Last season, the football received the type of coverage found in small town newspapers, combined with the interactive features available through modern technology. There were game summaries written by Bortzfield, along with team rosters and schedules, game predictions and scores. And Internet fans created their own interactive community through links to a chat board, where they discussed their team loyalties.

“The Dallas paper has so many schools and so many focuses,” Bortzfield says.  “The Richardson News does a decent job, but not many people in Lake Highlands get it.”

Bortzfield is working to include other Lake Highlands sports teams on the page.  He needs volunteers passionate enough about the school’s teams to attend games and provide write-ups, and he is looking for students to work more extensively on the site.

And he hopes to develop links and sell advertising to make the site self-supporting.  “It’s truly a hobby,” Bortzfield says, but as with most hobbies, it comes with a price tag. Until January, MNA Technology provided free space on its server for Bortzfield’s site.  Now, he must foot the bill.

The idea to sponsor a football site first occurred to Bortzfield, who grew up in West Texas, almost two years ago.
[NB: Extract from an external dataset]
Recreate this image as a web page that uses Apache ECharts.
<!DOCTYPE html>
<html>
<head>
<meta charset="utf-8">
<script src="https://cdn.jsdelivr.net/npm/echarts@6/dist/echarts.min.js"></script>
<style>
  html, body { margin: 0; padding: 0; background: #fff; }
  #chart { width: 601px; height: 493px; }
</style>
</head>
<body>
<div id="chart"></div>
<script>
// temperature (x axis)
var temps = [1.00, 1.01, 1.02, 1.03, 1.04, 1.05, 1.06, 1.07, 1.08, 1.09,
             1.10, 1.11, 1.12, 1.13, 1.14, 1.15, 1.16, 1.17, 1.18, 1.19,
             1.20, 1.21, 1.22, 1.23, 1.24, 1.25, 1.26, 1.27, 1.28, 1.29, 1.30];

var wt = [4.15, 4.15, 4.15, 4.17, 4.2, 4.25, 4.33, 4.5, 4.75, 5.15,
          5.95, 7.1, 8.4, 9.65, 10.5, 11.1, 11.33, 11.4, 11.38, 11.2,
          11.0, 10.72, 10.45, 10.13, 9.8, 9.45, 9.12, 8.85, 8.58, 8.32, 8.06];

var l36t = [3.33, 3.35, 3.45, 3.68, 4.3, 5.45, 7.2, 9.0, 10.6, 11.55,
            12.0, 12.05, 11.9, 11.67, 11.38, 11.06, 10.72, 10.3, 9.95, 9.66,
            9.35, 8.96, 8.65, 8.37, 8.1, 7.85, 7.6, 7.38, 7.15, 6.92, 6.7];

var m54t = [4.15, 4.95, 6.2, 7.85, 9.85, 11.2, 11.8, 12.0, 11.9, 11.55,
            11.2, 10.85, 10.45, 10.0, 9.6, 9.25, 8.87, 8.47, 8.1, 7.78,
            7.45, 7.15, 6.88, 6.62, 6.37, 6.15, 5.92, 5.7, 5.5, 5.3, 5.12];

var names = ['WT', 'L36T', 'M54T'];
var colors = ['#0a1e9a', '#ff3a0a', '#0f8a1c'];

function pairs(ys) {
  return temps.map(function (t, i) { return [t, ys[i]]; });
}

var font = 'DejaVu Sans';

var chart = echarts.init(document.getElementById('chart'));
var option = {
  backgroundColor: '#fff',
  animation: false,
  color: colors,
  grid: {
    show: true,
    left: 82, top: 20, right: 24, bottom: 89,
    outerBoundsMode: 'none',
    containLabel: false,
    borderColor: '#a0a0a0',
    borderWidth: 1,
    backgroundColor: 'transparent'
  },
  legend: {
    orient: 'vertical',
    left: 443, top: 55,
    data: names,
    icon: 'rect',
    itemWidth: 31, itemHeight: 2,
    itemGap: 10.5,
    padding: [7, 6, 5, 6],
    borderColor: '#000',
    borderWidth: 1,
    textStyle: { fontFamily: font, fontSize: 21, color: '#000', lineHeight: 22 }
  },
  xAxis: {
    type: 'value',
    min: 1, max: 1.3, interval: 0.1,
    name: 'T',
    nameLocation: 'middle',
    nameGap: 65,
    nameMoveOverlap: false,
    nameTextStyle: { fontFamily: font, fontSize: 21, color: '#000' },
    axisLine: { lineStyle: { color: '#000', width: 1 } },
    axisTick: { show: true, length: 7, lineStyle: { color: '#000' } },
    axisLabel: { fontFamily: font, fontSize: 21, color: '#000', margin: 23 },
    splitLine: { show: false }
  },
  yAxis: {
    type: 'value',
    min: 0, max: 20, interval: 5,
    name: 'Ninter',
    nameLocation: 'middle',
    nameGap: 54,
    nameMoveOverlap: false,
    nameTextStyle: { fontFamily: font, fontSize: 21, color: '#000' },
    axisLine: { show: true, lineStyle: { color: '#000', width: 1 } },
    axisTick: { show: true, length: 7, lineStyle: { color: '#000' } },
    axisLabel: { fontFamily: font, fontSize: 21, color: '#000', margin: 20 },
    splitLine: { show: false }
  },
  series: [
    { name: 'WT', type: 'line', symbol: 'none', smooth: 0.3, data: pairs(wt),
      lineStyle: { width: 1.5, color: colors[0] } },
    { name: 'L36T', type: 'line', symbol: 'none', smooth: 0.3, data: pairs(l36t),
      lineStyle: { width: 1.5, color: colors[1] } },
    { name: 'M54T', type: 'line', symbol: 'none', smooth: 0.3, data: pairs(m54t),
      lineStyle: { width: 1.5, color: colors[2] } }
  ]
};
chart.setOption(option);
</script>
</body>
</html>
He is an ardent fan who has attended Lake Highlands football games since the late 1970s. He heard rumors that the school itself would create such a web page, and he decided to wait. When, in the summer of 1998, no site appeared to be materializing, so Bortzfield — a business manager at MNA Technology — worked with his football player son to provide team members with the kind of exposure he thought they deserved.
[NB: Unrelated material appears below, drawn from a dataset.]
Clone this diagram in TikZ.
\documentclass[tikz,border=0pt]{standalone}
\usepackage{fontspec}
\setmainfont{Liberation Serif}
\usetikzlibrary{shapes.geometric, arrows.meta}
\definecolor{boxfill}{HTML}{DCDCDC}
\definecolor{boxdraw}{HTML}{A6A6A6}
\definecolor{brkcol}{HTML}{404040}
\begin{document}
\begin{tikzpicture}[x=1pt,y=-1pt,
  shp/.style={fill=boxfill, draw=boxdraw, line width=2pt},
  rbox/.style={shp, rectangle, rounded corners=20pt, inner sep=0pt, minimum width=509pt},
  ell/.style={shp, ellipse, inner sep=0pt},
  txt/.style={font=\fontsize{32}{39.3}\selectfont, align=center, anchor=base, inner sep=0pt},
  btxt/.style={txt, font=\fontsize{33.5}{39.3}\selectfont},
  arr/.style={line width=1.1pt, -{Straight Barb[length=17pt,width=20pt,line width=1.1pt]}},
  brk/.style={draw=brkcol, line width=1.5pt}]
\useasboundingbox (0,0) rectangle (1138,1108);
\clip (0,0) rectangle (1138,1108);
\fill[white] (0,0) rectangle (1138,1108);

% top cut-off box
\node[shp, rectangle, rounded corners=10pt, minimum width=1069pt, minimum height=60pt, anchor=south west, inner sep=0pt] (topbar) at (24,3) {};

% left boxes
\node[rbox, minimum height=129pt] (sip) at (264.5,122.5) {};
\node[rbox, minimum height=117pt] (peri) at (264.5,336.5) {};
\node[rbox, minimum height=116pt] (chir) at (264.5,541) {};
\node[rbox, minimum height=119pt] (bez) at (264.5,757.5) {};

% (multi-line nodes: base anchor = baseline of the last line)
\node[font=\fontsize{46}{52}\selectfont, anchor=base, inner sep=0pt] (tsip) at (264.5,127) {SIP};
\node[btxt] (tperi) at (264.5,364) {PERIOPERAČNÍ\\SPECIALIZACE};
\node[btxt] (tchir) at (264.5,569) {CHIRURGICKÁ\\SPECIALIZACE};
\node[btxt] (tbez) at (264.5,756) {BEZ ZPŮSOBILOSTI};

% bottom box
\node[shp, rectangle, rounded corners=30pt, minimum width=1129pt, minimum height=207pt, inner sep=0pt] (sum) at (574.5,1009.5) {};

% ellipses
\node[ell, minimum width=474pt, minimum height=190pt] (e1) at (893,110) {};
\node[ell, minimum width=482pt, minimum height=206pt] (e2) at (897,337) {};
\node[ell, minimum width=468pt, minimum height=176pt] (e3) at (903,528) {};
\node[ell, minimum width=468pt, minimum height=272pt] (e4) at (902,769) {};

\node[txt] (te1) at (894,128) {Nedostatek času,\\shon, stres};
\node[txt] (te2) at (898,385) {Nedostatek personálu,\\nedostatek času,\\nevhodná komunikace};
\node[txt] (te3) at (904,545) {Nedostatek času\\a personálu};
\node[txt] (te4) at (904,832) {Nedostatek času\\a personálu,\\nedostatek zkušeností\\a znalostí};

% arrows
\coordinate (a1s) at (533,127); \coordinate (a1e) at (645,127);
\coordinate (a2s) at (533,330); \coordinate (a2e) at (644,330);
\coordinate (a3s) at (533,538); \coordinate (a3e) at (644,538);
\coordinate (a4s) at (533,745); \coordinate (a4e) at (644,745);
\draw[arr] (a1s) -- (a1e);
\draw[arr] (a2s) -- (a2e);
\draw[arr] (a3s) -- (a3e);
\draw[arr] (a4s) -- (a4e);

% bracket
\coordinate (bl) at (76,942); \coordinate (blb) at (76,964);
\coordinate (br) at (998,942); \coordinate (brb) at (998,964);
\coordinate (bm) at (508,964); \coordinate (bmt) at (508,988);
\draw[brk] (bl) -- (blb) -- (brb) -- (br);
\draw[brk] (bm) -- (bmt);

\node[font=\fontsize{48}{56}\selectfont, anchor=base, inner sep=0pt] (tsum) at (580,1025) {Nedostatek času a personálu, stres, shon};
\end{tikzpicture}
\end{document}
 “It was five to six games into the season when people started to look at it,” Bortzfield says of the site. “Several members of the Wildcat Club became aware of it. Then it was in the program for the Tyler game. It just kind of spread from there.”

Now, alumni log on to the site, pleased to find news from their alma mater readily available. And competitors from schools such as Midland Lee and Tyler can offer their opinions.